Write out the material exactly, leaving every picture behind.

BEGIN DATASET SECTION

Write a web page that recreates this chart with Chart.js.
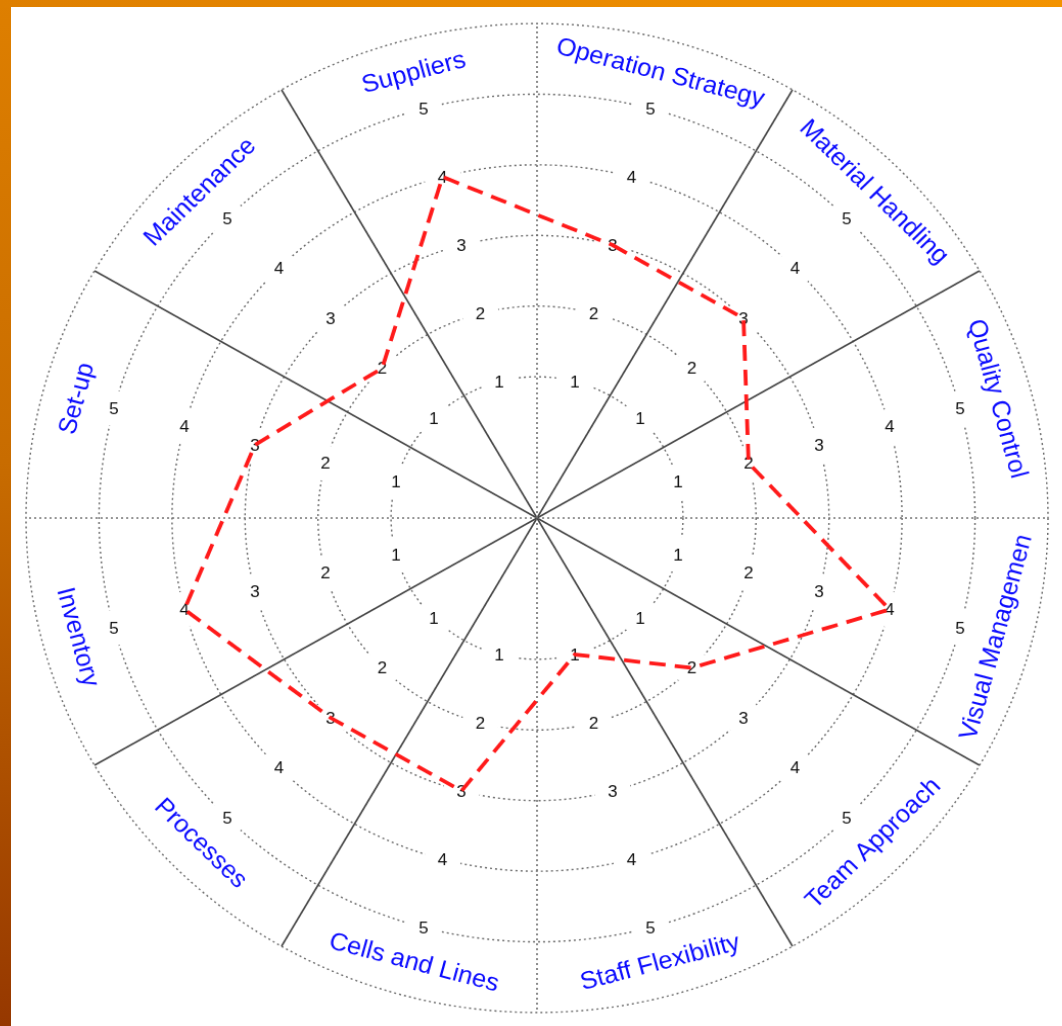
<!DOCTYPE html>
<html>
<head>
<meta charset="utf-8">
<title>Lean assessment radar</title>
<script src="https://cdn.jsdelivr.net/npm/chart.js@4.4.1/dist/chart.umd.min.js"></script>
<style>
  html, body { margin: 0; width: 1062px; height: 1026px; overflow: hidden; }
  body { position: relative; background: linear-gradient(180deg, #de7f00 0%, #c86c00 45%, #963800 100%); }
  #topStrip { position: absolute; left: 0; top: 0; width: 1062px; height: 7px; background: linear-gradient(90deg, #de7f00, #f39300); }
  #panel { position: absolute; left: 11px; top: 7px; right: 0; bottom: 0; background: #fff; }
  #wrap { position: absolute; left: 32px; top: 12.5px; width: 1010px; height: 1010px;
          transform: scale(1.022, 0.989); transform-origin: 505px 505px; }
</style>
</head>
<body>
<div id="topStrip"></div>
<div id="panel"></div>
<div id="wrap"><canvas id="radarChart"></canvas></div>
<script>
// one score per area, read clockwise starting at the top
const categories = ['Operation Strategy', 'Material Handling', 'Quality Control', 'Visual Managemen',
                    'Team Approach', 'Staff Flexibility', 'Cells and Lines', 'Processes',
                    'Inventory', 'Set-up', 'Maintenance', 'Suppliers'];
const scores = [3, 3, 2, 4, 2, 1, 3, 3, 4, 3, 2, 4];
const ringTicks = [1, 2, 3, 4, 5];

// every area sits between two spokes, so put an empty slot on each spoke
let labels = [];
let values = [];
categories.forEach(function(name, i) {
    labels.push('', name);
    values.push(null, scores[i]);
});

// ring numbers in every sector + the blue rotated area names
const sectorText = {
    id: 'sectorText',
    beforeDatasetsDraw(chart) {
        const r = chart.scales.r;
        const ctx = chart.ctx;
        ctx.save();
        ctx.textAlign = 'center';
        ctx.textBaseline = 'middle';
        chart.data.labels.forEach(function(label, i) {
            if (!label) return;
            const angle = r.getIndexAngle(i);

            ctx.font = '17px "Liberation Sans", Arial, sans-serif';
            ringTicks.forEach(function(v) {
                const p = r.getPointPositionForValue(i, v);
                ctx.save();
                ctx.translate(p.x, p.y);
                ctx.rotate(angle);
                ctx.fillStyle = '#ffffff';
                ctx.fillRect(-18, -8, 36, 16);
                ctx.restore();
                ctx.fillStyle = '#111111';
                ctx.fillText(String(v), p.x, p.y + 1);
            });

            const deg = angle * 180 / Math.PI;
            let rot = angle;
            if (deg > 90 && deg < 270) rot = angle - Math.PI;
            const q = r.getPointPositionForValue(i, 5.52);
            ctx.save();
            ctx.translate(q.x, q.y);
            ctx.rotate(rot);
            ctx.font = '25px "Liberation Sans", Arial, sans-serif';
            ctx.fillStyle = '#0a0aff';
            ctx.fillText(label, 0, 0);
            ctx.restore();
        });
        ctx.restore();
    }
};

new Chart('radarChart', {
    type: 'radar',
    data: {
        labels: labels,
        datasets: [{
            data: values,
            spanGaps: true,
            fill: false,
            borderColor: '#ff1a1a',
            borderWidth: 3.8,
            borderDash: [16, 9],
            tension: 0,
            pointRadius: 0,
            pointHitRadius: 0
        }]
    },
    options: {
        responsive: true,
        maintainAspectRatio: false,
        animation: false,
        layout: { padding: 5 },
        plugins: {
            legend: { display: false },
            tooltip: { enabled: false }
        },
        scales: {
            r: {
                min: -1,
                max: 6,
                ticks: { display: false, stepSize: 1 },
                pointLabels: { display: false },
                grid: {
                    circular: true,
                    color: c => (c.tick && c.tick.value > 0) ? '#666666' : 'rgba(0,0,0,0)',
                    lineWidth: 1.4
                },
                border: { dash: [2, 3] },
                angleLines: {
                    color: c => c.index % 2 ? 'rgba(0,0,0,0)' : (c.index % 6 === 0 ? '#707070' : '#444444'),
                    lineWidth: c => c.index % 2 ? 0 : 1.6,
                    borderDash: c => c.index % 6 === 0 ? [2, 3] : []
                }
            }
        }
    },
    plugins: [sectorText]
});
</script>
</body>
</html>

END DATASET SECTION

> TASK RESPONSE
Write a web page that recreates this chart with Chart.js.
<!DOCTYPE html>
<html>
<head>
<meta charset="utf-8">
<title>Lean assessment radar</title>
<script src="https://cdn.jsdelivr.net/npm/chart.js@4.4.1/dist/chart.umd.min.js"></script>
<style>
  html, body { margin: 0; width: 1062px; height: 1026px; overflow: hidden; }
  body { position: relative; background: linear-gradient(180deg, #de7f00 0%, #c86c00 45%, #963800 100%); }
  #topStrip { position: absolute; left: 0; top: 0; width: 1062px; height: 7px; background: linear-gradient(90deg, #de7f00, #f39300); }
  #panel { position: absolute; left: 11px; top: 7px; right: 0; bottom: 0; background: #fff; }
  #wrap { position: absolute; left: 32px; top: 12.5px; width: 1010px; height: 1010px;
          transform: scale(1.022, 0.989); transform-origin: 505px 505px; }
</style>
</head>
<body>
<div id="topStrip"></div>
<div id="panel"></div>
<div id="wrap"><canvas id="radarChart"></canvas></div>
<script>
// one score per area, read clockwise starting at the top
const categories = ['Operation Strategy', 'Material Handling', 'Quality Control', 'Visual Managemen',
                    'Team Approach', 'Staff Flexibility', 'Cells and Lines', 'Processes',
                    'Inventory', 'Set-up', 'Maintenance', 'Suppliers'];
const scores = [3, 3, 2, 4, 2, 1, 3, 3, 4, 3, 2, 4];
const ringTicks = [1, 2, 3, 4, 5];

// every area sits between two spokes, so put an empty slot on each spoke
let labels = [];
let values = [];
categories.forEach(function(name, i) {
    labels.push('', name);
    values.push(null, scores[i]);
});

// ring numbers in every sector + the blue rotated area names
const sectorText = {
    id: 'sectorText',
    beforeDatasetsDraw(chart) {
        const r = chart.scales.r;
        const ctx = chart.ctx;
        ctx.save();
        ctx.textAlign = 'center';
        ctx.textBaseline = 'middle';
        chart.data.labels.forEach(function(label, i) {
            if (!label) return;
            const angle = r.getIndexAngle(i);

            ctx.font = '17px "Liberation Sans", Arial, sans-serif';
            ringTicks.forEach(function(v) {
                const p = r.getPointPositionForValue(i, v);
                ctx.save();
                ctx.translate(p.x, p.y);
                ctx.rotate(angle);
                ctx.fillStyle = '#ffffff';
                ctx.fillRect(-18, -8, 36, 16);
                ctx.restore();
                ctx.fillStyle = '#111111';
                ctx.fillText(String(v), p.x, p.y + 1);
            });

            const deg = angle * 180 / Math.PI;
            let rot = angle;
            if (deg > 90 && deg < 270) rot = angle - Math.PI;
            const q = r.getPointPositionForValue(i, 5.52);
            ctx.save();
            ctx.translate(q.x, q.y);
            ctx.rotate(rot);
            ctx.font = '25px "Liberation Sans", Arial, sans-serif';
            ctx.fillStyle = '#0a0aff';
            ctx.fillText(label, 0, 0);
            ctx.restore();
        });
        ctx.restore();
    }
};

new Chart('radarChart', {
    type: 'radar',
    data: {
        labels: labels,
        datasets: [{
            data: values,
            spanGaps: true,
            fill: false,
            borderColor: '#ff1a1a',
            borderWidth: 3.8,
            borderDash: [16, 9],
            tension: 0,
            pointRadius: 0,
            pointHitRadius: 0
        }]
    },
    options: {
        responsive: true,
        maintainAspectRatio: false,
        animation: false,
        layout: { padding: 5 },
        plugins: {
            legend: { display: false },
            tooltip: { enabled: false }
        },
        scales: {
            r: {
                min: -1,
                max: 6,
                ticks: { display: false, stepSize: 1 },
                pointLabels: { display: false },
                grid: {
                    circular: true,
                    color: c => (c.tick && c.tick.value > 0) ? '#666666' : 'rgba(0,0,0,0)',
                    lineWidth: 1.4
                },
                border: { dash: [2, 3] },
                angleLines: {
                    color: c => c.index % 2 ? 'rgba(0,0,0,0)' : (c.index % 6 === 0 ? '#707070' : '#444444'),
                    lineWidth: c => c.index % 2 ? 0 : 1.6,
                    borderDash: c => c.index % 6 === 0 ? [2, 3] : []
                }
            }
        }
    },
    plugins: [sectorText]
});
</script>
</body>
</html>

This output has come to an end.